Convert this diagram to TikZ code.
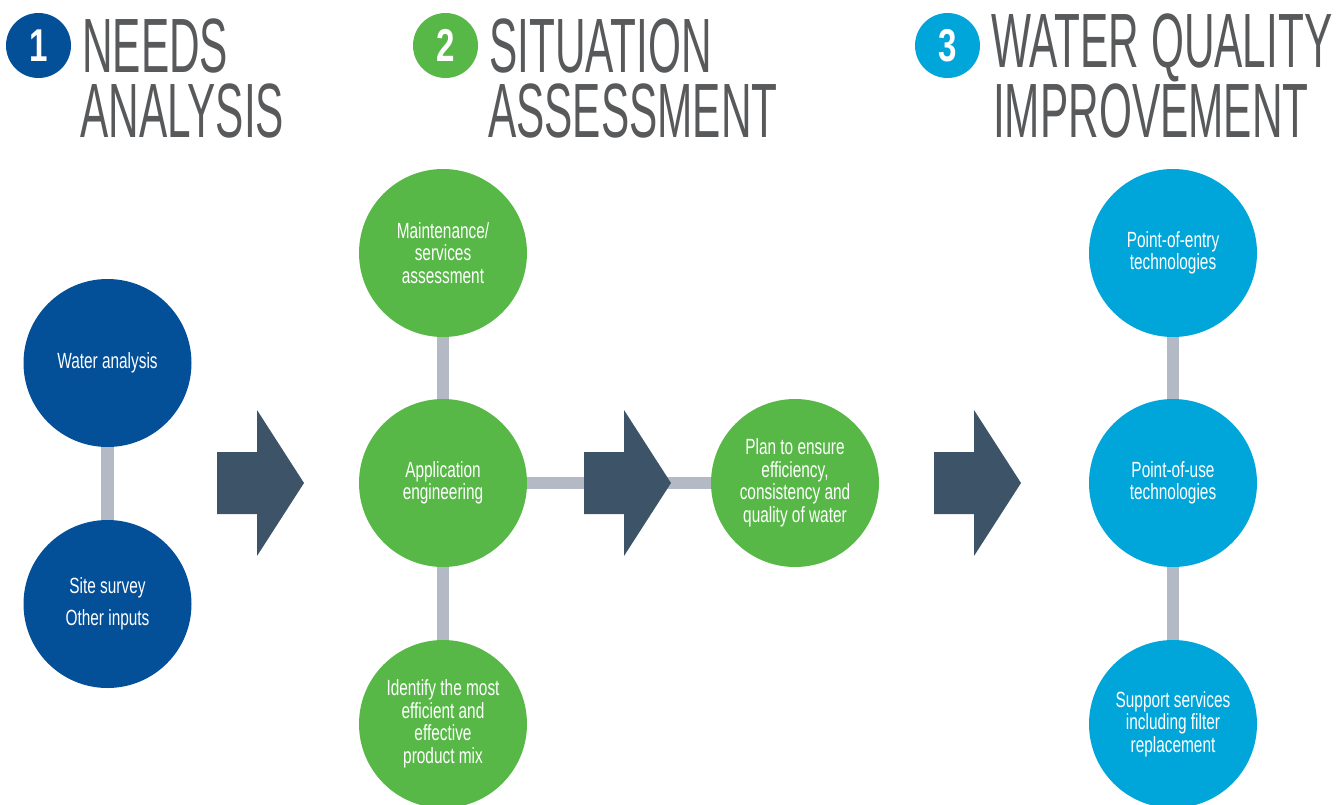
\documentclass[tikz,border=0pt]{standalone}
\usepackage{fontspec}
\setmainfont{Liberation Sans}
\newfontfamily\circfont[FakeStretch=0.70]{Liberation Sans}
\newfontfamily\titlefont[FakeStretch=0.55]{Liberation Sans}
\newfontfamily\numfont[FakeStretch=0.72]{Liberation Sans}
\definecolor{navy}{HTML}{034F98}
\definecolor{grn}{HTML}{57B847}
\definecolor{sky}{HTML}{00A6DA}
\definecolor{arrowc}{HTML}{3C5368}
\definecolor{connc}{HTML}{B3BAC6}
\definecolor{titlec}{HTML}{58595B}
\newcommand\bigarrow[1]{\fill[arrowc] (#1,452) -- ++(40,0) -- ++(0,-42) -- ++(47,73) -- ++(-47,73) -- ++(0,-42) -- ++(-40,0) -- cycle;}
\tikzset{
  bubble/.style={circle, minimum size=168pt, inner sep=0pt, text=white, align=center,
     font=\circfont\fontsize{22}{22.5}\selectfont},
  badge/.style={circle, minimum size=65pt, inner sep=0pt, text=white,
     font=\numfont\bfseries\fontsize{46}{46}\selectfont},
  ttl/.style={anchor=base west, inner sep=0pt, text=titlec, align=left,
     font=\titlefont\fontsize{77}{65}\selectfont},
  conn/.style={draw=connc, line width=12.5pt},
}
\begin{document}
\begin{tikzpicture}[x=1pt,y=-1pt]
\useasboundingbox (0,0) rectangle (1342,804);
% headers
\node[badge, fill=navy] (b1) at (38.5,45.5) {1};
\node[ttl] (t1) at (80,137) {\hspace*{2pt}NEEDS\\ANALYSIS};
\node[badge, fill=grn] (b2) at (445.5,45.5) {2};
\node[ttl] (t2) at (488,137) {\hspace*{1pt}SITUATION\\ASSESSMENT};
\node[badge, fill=sky] (b3) at (947.5,45.5) {3};
\node[ttl] (t3) at (991,137) {WATER QUALITY\\\hspace*{2pt}IMPROVEMENT};
% circles
\node[bubble, fill=navy] (wa) at (107.5,363) {Water analysis};
\node[bubble, fill=navy] (ss) at (107.5,604) {Site survey\\[10pt]Other inputs};
\node[bubble, fill=grn] (ma) at (443,253) {Maintenance/\\services\\assessment};
\node[bubble, fill=grn] (ae) at (443,483) {Application\\engineering};
\node[bubble, fill=grn] (id) at (443,724) {Identify the most\\efficient and\\effective\\product mix};
\node[bubble, fill=grn] (pl) at (795,483) {Plan to ensure\\efficiency,\\consistency and\\quality of water};
\node[bubble, fill=sky] (pe) at (1173,253) {Point-of-entry\\technologies};
\node[bubble, fill=sky] (pu) at (1173,483) {Point-of-use\\technologies};
\node[bubble, fill=sky] (su) at (1173,724) {Support services\\including filter\\replacement};
% connectors
\draw[conn] (wa) -- (ss);
\draw[conn] (ma) -- (ae);
\draw[conn] (ae) -- (id);
\draw[conn] (ae) -- (pl);
\draw[conn] (pe) -- (pu);
\draw[conn] (pu) -- (su);
% big arrows
\bigarrow{217}
\bigarrow{584}
\bigarrow{934}
\end{tikzpicture}
\end{document}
◇ ◇ ◇
* _Problem_:
Set down the material above as is, without any pictures.

* _Answer to the exercise_:
Convert this diagram to TikZ code.
\documentclass[tikz,border=0pt]{standalone}
\usepackage{fontspec}
\setmainfont{Liberation Sans}
\newfontfamily\circfont[FakeStretch=0.70]{Liberation Sans}
\newfontfamily\titlefont[FakeStretch=0.55]{Liberation Sans}
\newfontfamily\numfont[FakeStretch=0.72]{Liberation Sans}
\definecolor{navy}{HTML}{034F98}
\definecolor{grn}{HTML}{57B847}
\definecolor{sky}{HTML}{00A6DA}
\definecolor{arrowc}{HTML}{3C5368}
\definecolor{connc}{HTML}{B3BAC6}
\definecolor{titlec}{HTML}{58595B}
\newcommand\bigarrow[1]{\fill[arrowc] (#1,452) -- ++(40,0) -- ++(0,-42) -- ++(47,73) -- ++(-47,73) -- ++(0,-42) -- ++(-40,0) -- cycle;}
\tikzset{
  bubble/.style={circle, minimum size=168pt, inner sep=0pt, text=white, align=center,
     font=\circfont\fontsize{22}{22.5}\selectfont},
  badge/.style={circle, minimum size=65pt, inner sep=0pt, text=white,
     font=\numfont\bfseries\fontsize{46}{46}\selectfont},
  ttl/.style={anchor=base west, inner sep=0pt, text=titlec, align=left,
     font=\titlefont\fontsize{77}{65}\selectfont},
  conn/.style={draw=connc, line width=12.5pt},
}
\begin{document}
\begin{tikzpicture}[x=1pt,y=-1pt]
\useasboundingbox (0,0) rectangle (1342,804);
% headers
\node[badge, fill=navy] (b1) at (38.5,45.5) {1};
\node[ttl] (t1) at (80,137) {\hspace*{2pt}NEEDS\\ANALYSIS};
\node[badge, fill=grn] (b2) at (445.5,45.5) {2};
\node[ttl] (t2) at (488,137) {\hspace*{1pt}SITUATION\\ASSESSMENT};
\node[badge, fill=sky] (b3) at (947.5,45.5) {3};
\node[ttl] (t3) at (991,137) {WATER QUALITY\\\hspace*{2pt}IMPROVEMENT};
% circles
\node[bubble, fill=navy] (wa) at (107.5,363) {Water analysis};
\node[bubble, fill=navy] (ss) at (107.5,604) {Site survey\\[10pt]Other inputs};
\node[bubble, fill=grn] (ma) at (443,253) {Maintenance/\\services\\assessment};
\node[bubble, fill=grn] (ae) at (443,483) {Application\\engineering};
\node[bubble, fill=grn] (id) at (443,724) {Identify the most\\efficient and\\effective\\product mix};
\node[bubble, fill=grn] (pl) at (795,483) {Plan to ensure\\efficiency,\\consistency and\\quality of water};
\node[bubble, fill=sky] (pe) at (1173,253) {Point-of-entry\\technologies};
\node[bubble, fill=sky] (pu) at (1173,483) {Point-of-use\\technologies};
\node[bubble, fill=sky] (su) at (1173,724) {Support services\\including filter\\replacement};
% connectors
\draw[conn] (wa) -- (ss);
\draw[conn] (ma) -- (ae);
\draw[conn] (ae) -- (id);
\draw[conn] (ae) -- (pl);
\draw[conn] (pe) -- (pu);
\draw[conn] (pu) -- (su);
% big arrows
\bigarrow{217}
\bigarrow{584}
\bigarrow{934}
\end{tikzpicture}
\end{document}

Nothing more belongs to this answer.